The development of drone warfare is underway rapidly. What began as basic reconnaissance missions from great distances is now far more sophisticated. Now, drones are not merely reconning or striking ground targets—they are battling one another in the air. Recent success by the U.S. Army in recording its first air-to-air kill with an armed first-person-view (FPV) drone is a tipping point. It is the dawn of a new era when unmanned drones engage in air warfare that previously was the domain of science fiction.

It was accomplished in tests at Fort Rucker, Alabama, when troops of the 173rd Airborne Brigade, assisted by the Pennsylvania National Guard and Army engineers, extended drone warfare to unprecedented realms. Mating an M18 Claymore mine—a historical infantry anti-personnel weapon—to the SkyRaider quadcopter airframe, engineers deployed the weapon over the military base. Controlled by an operator, the drone flew near a target in the air and exploded the mine at close range, destroying the enemy drone. With even temporary loss of communications, the system reacquired contact, with potential future reuse.

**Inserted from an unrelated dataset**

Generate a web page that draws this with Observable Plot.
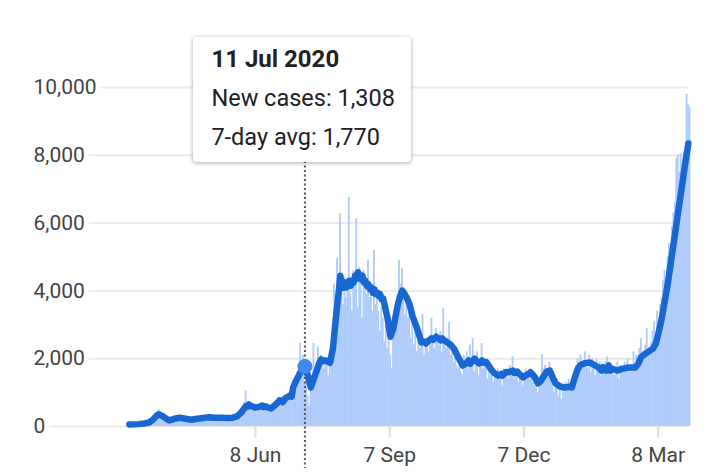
<!DOCTYPE html>
<html><head><meta charset="utf-8">
<script src="https://cdn.jsdelivr.net/npm/d3@7"></script>
<script src="https://cdn.jsdelivr.net/npm/@observablehq/plot@0.6"></script>
<style>
html,body{margin:0;padding:0;background:#fff;}
#wrap{position:relative;width:720px;height:473px;overflow:hidden;font-family:Roboto,sans-serif;}
#tip{position:absolute;top:37px;width:218px;height:125px;background:#fff;border-radius:4px;box-shadow:0 1px 4px rgba(0,0,0,0.35);box-sizing:border-box;color:#202124;font-family:Roboto,sans-serif;}
#tip div{position:absolute;left:18px;font-size:23.5px;line-height:23.5px;white-space:nowrap;}
</style></head><body><div id="wrap"></div><script>
const startDate = "2020-03-14";
const newCases = [
40,55,70,60,80,75,65,
70,85,90,100,120,95,130,
160,190,250,300,380,420,500,
330,280,260,210,220,170,160,
190,230,250,220,270,290,260,
240,220,250,190,180,230,200,
210,230,190,240,260,220,250,
240,280,260,290,250,270,280,
250,270,240,290,260,250,270,
240,270,230,260,280,250,240,
260,290,320,380,410,470,520,
580,700,1050,620,680,590,610,
540,600,620,480,560,640,590,
580,620,500,560,520,550,600,
640,700,780,850,760,820,900,
880,950,800,1000,980,1200,1350,
1300,1450,1600,1500,2450,1900,2100,
1308,1700,900,600,1200,1500,2450,
1600,1900,2350,1800,2100,1900,1700,
2000,1850,1500,2100,2400,3000,4200,
3900,4950,3700,6280,4500,3600,4400,
3800,4300,6760,3900,3400,4600,4200,
6130,3500,4700,4400,3200,4600,4300,
3900,4900,3800,4200,3400,5190,3600,
4100,3400,2800,3500,3200,2500,3000,
2300,2700,2100,1700,3100,3400,3700,
3900,4900,4200,4660,4000,3300,3800,
3200,3400,2600,3100,2400,2800,2200,
2700,2300,2500,3300,2100,2600,2400,
2200,2700,3190,2500,2300,2900,2600,
2400,2800,2200,3480,2500,2300,2600,
3070,2100,2400,1900,2300,1800,1700,
1900,1600,1500,2100,1800,2200,1700,
2400,1800,2600,1600,2000,2200,1500,
1900,2450,1700,2000,1800,1400,1700,
1500,1800,1300,1600,1400,1700,1500,
1600,1200,1700,1500,1700,1400,1800,
1600,2060,1400,1700,1500,1300,1600,
1400,1200,1500,1700,1600,1400,1500,
1600,1300,1200,1400,1000,1300,1500,
2120,1700,1800,1500,1600,1900,1400,
1300,1000,1200,1400,900,1100,800,
1200,1000,1300,1100,1400,1200,1100,
1300,1600,1800,2000,1700,2100,1900,
1800,2200,1900,1700,2100,1600,2000,
1800,1500,2000,1700,1900,1500,1800,
1600,1900,2050,1700,1900,1600,1800,
1500,1700,1900,1400,1800,1700,1600,
1900,1700,2000,1800,1600,1700,2200,
1800,2100,1900,2300,2600,2200,2000,
2400,2900,2100,2300,2500,2800,3100,
2700,3400,3100,3600,3800,4300,4600,
4400,5000,5400,5300,5900,6300,6600,
7900,8000,7500,8050,7800,8100,8000,
9800,9500,9400
];
const avgDay = [0,6,10,13,16,18,19,20,21,22,24,27,30,34,38,42,46,50,54,58,62,66,70,73,76,79,80,81,82,83,85,88,90,91,92,94,96,99,102,104,106,109,110,111,113,116,119,121,123,125,127,129,130,131,133,136,138,140,142,143,144,145,146,147,148,149,150,151,152,153,154,155,156,157,158,159,160,161,162,163,164,165,166,167,168,169,170,171,172,175,177,179,182,184,185,186,188,190,192,195,198,200,201,203,205,206,208,209,211,212,214,215,218,220,223,226,228,230,231,233,234,236,237,239,240,242,245,247,250,252,253,255,257,260,261,263,265,267,269,270,272,274,275,277,279,280,283,285,287,289,292,295,298,300,302,304,306,309,312,315,318,320,321,322,323,325,326,327,329,331,334,337,340,343,345,347,350,353,355,357,359,361,363,365,367,369,371,373,375,377,379];
const avgValue = [60,70,90,110,200,300,340,360,330,320,260,180,220,260,230,200,230,250,270,260,260,250,260,300,420,600,580,650,610,600,560,580,620,570,600,560,530,640,770,720,840,910,880,1150,1350,1600,1770,1500,1150,1400,1650,1900,1980,1920,1950,1880,2300,3200,4000,4450,4150,4100,4250,4100,4150,4300,4150,4300,4250,4450,4350,4550,4450,4350,4450,4250,4300,4150,4200,4050,4100,3950,4050,3900,3950,3850,3900,3750,3780,3200,2650,2900,3600,3900,4010,3950,3800,3600,3250,2900,2480,2500,2450,2540,2600,2560,2650,2620,2540,2600,2520,2500,2400,2300,2040,1800,1850,1950,1850,1950,2000,1900,1860,1950,1880,1900,1700,1590,1500,1550,1500,1600,1600,1650,1580,1620,1520,1450,1520,1530,1600,1500,1450,1270,1350,1420,1620,1650,1450,1270,1180,1150,1170,1150,1450,1700,1820,1870,1890,1820,1740,1650,1750,1680,1650,1800,1650,1700,1680,1650,1700,1730,1740,1740,1850,2050,2150,2240,2300,2450,2800,3200,3700,4200,4800,5400,6000,6600,7200,7800,8350];
const yTicks = [0, 2000, 4000, 6000, 8000, 10000];
const xTicks = ["2020-06-08", "2020-09-07", "2020-12-07", "2021-03-08"];
const tipDate = "2020-07-11";
const tipTitle = "11 Jul 2020";
const tipCases = 1308;
const tipAvg = 1770;

const parse = d3.utcParse("%Y-%m-%d");
const DAY = 864e5;
const t0 = parse(startDate);
const days = newCases.map((v, i) => ({date: new Date(+t0 + i * DAY), value: v}));
const avg = avgDay.map((d, i) => ({date: new Date(+t0 + d * DAY + DAY / 2), value: avgValue[i]}));
const tipMid = new Date(+parse(tipDate) + DAY / 2);
const fmt = d3.format(",");

const chart = Plot.plot({
  width: 720, height: 473,
  marginLeft: 36, marginRight: 32, marginTop: 87, marginBottom: 47,
  style: {fontFamily: "Roboto", fontSize: "21px", background: "#fff", overflow: "visible"},
  x: {type: "utc", domain: [new Date(Date.UTC(2020, 0, 11, 12)), new Date(Date.UTC(2021, 2, 28, 14))]},
  y: {domain: [0, 10000], axis: null},
  marks: [
    Plot.ruleY(yTicks, {stroke: "#ebebeb", strokeWidth: 2}),
    Plot.axisX({ticks: xTicks.map(parse), tickFormat: d3.utcFormat("%-d %b"), tickSize: 12, tickPadding: 9,
      stroke: "#e0e0e0", strokeWidth: 2, fill: "#444", fontSize: 21, label: null}),
    Plot.rectY(days, {x: "date", y: "value", interval: "day", fill: "#aecbfa", insetLeft: 0, insetRight: -0.35}),
    Plot.line(avg, {x: "date", y: "value", stroke: "#1967d2", strokeWidth: 6.5, strokeLinejoin: "round", strokeLinecap: "round"}),
    Plot.ruleX([tipMid], {stroke: "#555", strokeWidth: 2, strokeDasharray: "2 2.5", insetTop: 74, insetBottom: -42}),
    Plot.dot([{date: tipMid, value: tipAvg}], {x: "date", y: "value", r: 7.5, fill: "#4285f4"}),
    Plot.text(yTicks, {y: d => d, text: d => fmt(d), frameAnchor: "left", textAnchor: "start", dx: -3,
      fill: "#444", stroke: "#fff", strokeWidth: 10, paintOrder: "stroke", fontSize: 21})
  ]
});
const wrap = document.getElementById("wrap");
wrap.appendChild(chart);
const xpos = chart.scale("x").apply(tipMid);
const tip = document.createElement("div");
tip.id = "tip";
tip.style.left = (xpos - 111) + "px";
tip.innerHTML = `<div style="top:9.8px;font-weight:bold;font-size:24px;line-height:24px">${tipTitle}</div>
<div style="top:50.2px">New cases: ${fmt(tipCases)}</div>
<div style="top:89.2px">7-day avg: ${fmt(tipAvg)}</div>`;
wrap.appendChild(tip);
</script></body></html>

The specifics of the weapon enhance the drama of the accomplishment. The Claymore, created in the 1950s, spews hundreds of steel ball bearings in a deadly cone-shaped burst out over two football fields. With it mounted on an agile FPV drone, it converts a fairly affordable platform into a serious air-to-air interceptor. The SkyRaider’s modular, open design makes it easy to customize, combining commercial-grade agility with military-grade firepower. That marriage is precisely why drone-on-drone warfare is so remarkably significant—it’s low-cost, adaptable, and extremely disruptive.

Cost is one more reason it’s important. Little drones are cheap and easy to mass-deploy hundreds of, but ordinary anti-air systems cost more and would be an overreaction against targets so small. With FPV drones carrying handheld munitions, soldiers can counterattack hostile drones at much lower expense than by firing a missile or employing bigger interceptors. The Army’s idea for a “backpackable” interceptor—a system light enough to carry on patrol—accounts for such economies.

The transition is not a hypothetical one. On the battlefields of today, drone-to-drone warfare already is routine. In Ukraine and other places, quadcopters are fighting in mid-air as a matter of routine, colliding with each other now and then, employing jury-rigged ordinance at others.

Operators are skilled at improvisation, adding rear-facing cameras, fitting in countermeasures, and even testing out primitive collision avoidance. The Army has paid attention, copying from actual wars to inform its own work, from mounted rapid drone repair using 3D printing to switch-out weapon attachments.

Training has been out front on this revolution. Troops such as 1st Lt. Francesco La Torre of the 173rd Airborne Brigade practiced for weeks in FPV flying, in difficult weather conditions, and engaging moving airborne targets.

La Torre called it “Star Wars”-like dogfights but underscored that the true value lies in finding practical tactical solutions to new equipment. He saw it enable junior officers to have this kind of innovation in their own hands. The Army’s new mission is to deploy drones and counter-drone technology to as large a number of units as possible, and provide quick training so troops can improvise on the spot.

The larger context matters. The enemies of the world are testing out fleets of cheap, small, disposable drones that are making conventional air defenses irrelevant. Some autonomous systems have been shown to stalk and attack with no human hand, raising ethical and strategic issues once the subject of science fiction. The threat of “killer robots” is no longer a subject for debate—it’s moving to the center of military thinking.

The future step remains unclear. Armed FPV drones will either become standard issue for troops in small units or will be specialized and used in conjunction with larger unmanned platforms. Either, however, represents a basic shift in how wars will be waged.

For the first time, the air above the battlefield is filled not just with manned aircraft, but with aircraft designed to outrun and outfight one another. The age of aerial dogfighting for the drones has arrived, and it is already reshaping the future of war.